RECORDED DATA:
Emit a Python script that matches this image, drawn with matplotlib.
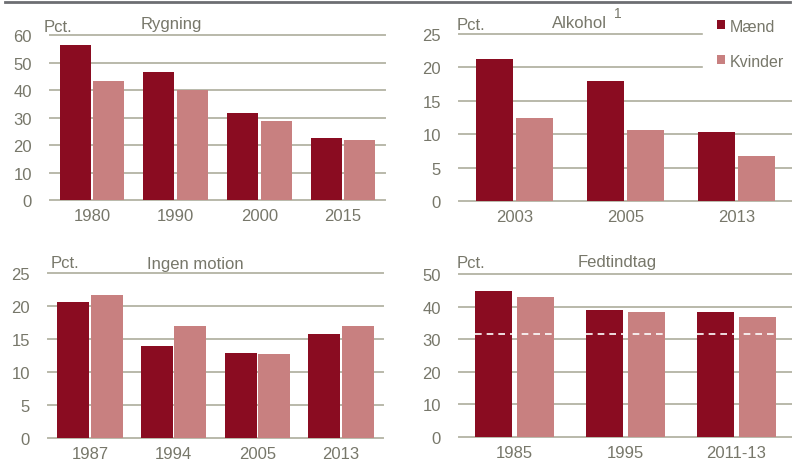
import matplotlib as mpl
mpl.use("Agg")
import matplotlib.pyplot as plt
import numpy as np
from matplotlib.lines import Line2D

plt.rcParams["font.family"] = ["Liberation Sans", "DejaVu Sans"]
plt.rcParams["font.size"] = 12

DARK = "#8a0c21"
LIGHT = "#c88080"
GRID = "#b9b9aa"
TXT = "#77776a"

# data
rygning_aar = ["1980", "1990", "2000", "2015"]
rygning_maend = [56.5, 46.5, 31.7, 22.6]
rygning_kvinder = [43.4, 39.9, 28.6, 21.8]

alkohol_aar = ["2003", "2005", "2013"]
alkohol_maend = [21.2, 17.9, 10.3]
alkohol_kvinder = [12.5, 10.6, 6.7]

motion_aar = ["1987", "1994", "2005", "2013"]
motion_maend = [20.6, 14.0, 12.9, 15.7]
motion_kvinder = [21.7, 17.0, 12.7, 17.0]

fedt_aar = ["1985", "1995", "2011-13"]
fedt_maend = [44.9, 38.9, 38.2]
fedt_kvinder = [43.0, 38.2, 36.9]
fedt_anbefaling = 31.5

W, H = 792, 464
fig = plt.figure(figsize=(W / 100, H / 100), dpi=100)


def box(x0, x1, y0, y1):
    # pixel box -> figure fraction [left, bottom, width, height]
    return [x0 / W, 1 - y1 / H, (x1 - x0) / W, (y1 - y0) / H]


def ftext(x, y, s, **kw):
    fig.text(x / W, 1 - y / H, s, color=TXT, va="center", ha="left", **kw)


def panel(rect, labels, m, k, ymax, step, width, off):
    ax = fig.add_axes(rect)
    x = np.arange(len(labels))
    ax.bar(x - off, m, width, color=DARK, zorder=3, label="Mænd")
    ax.bar(x + off, k, width, color=LIGHT, zorder=3, label="Kvinder")
    ax.set_xlim(-0.5, len(labels) - 0.5)
    ax.set_ylim(0, ymax)
    ax.set_yticks(np.arange(0, ymax + 1, step))
    ax.set_xticks(x)
    ax.set_xticklabels(labels)
    ax.yaxis.grid(True, color=GRID, lw=1.4, zorder=0)
    ax.set_axisbelow(True)
    for s in ax.spines.values():
        s.set_visible(False)
    ax.tick_params(axis="y", length=0, pad=13, colors=TXT, labelsize=12)
    ax.tick_params(axis="x", length=0, pad=6, colors=TXT, labelsize=12)
    for gl in ax.get_ygridlines():
        gl.set_clip_on(False)
    return ax


ax1 = panel(box(50, 385, 36, 201), rygning_aar, rygning_maend, rygning_kvinder,
            60, 10, 0.37, 0.2)
ftext(44, 27, "Pct.")
ftext(141, 25, "Rygning")

ax2 = panel(box(459, 792, 35, 202), alkohol_aar, alkohol_maend, alkohol_kvinder,
            25, 5, 0.33, 0.18)
ftext(457, 26, "Pct.")
ftext(552, 24, "Alkohol")
ftext(614, 14, "1", fontsize=10)
ax2.legend(loc="upper left", bbox_to_anchor=(703 / W, 1 - 6 / H),
           bbox_transform=fig.transFigure, frameon=True, facecolor="white",
           edgecolor="white", framealpha=1, fancybox=False,
           fontsize=11.5, labelcolor=TXT, handlelength=0.5, handleheight=0.5,
           handletextpad=0.3, labelspacing=1.25, borderpad=0.85, borderaxespad=0)

ax3 = panel(box(48, 383, 274, 439), motion_aar, motion_maend, motion_kvinder,
            25, 5, 0.38, 0.2)
ftext(51, 264, "Pct.")
ftext(147, 264, "Ingen motion")

ax4 = panel(box(459, 792, 275, 438), fedt_aar, fedt_maend, fedt_kvinder,
            50, 10, 0.34, 0.19)
xs = np.arange(len(fedt_aar))
ax4.hlines([fedt_anbefaling] * len(xs), xs - 0.19 - 0.17, xs + 0.19 + 0.17,
           colors="white", linestyles=(0, (4, 3)), lw=1.2, zorder=4)
ftext(457, 264, "Pct.")
ftext(578, 262, "Fedtindtag")

fig.add_artist(Line2D([5 / W, 790 / W], [1 - 3 / H, 1 - 3 / H],
                      color="#6d6e72", lw=2))

fig.savefig("out.png", dpi=100)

WORK REQUIRED: Without the pictures, please reproduce each line of the listing above exactly, from the first one through the line bearing "return [x0 /".

OUTPUT OF THE TASK:
Emit a Python script that matches this image, drawn with matplotlib.
import matplotlib as mpl
mpl.use("Agg")
import matplotlib.pyplot as plt
import numpy as np
from matplotlib.lines import Line2D

plt.rcParams["font.family"] = ["Liberation Sans", "DejaVu Sans"]
plt.rcParams["font.size"] = 12

DARK = "#8a0c21"
LIGHT = "#c88080"
GRID = "#b9b9aa"
TXT = "#77776a"

# data
rygning_aar = ["1980", "1990", "2000", "2015"]
rygning_maend = [56.5, 46.5, 31.7, 22.6]
rygning_kvinder = [43.4, 39.9, 28.6, 21.8]

alkohol_aar = ["2003", "2005", "2013"]
alkohol_maend = [21.2, 17.9, 10.3]
alkohol_kvinder = [12.5, 10.6, 6.7]

motion_aar = ["1987", "1994", "2005", "2013"]
motion_maend = [20.6, 14.0, 12.9, 15.7]
motion_kvinder = [21.7, 17.0, 12.7, 17.0]

fedt_aar = ["1985", "1995", "2011-13"]
fedt_maend = [44.9, 38.9, 38.2]
fedt_kvinder = [43.0, 38.2, 36.9]
fedt_anbefaling = 31.5

W, H = 792, 464
fig = plt.figure(figsize=(W / 100, H / 100), dpi=100)


def box(x0, x1, y0, y1):
    # pixel box -> figure fraction [left, bottom, width, height]
    return [x0 / W, 1 - y1 / H, (x1 - x0) / W, (y1 - y0) / H]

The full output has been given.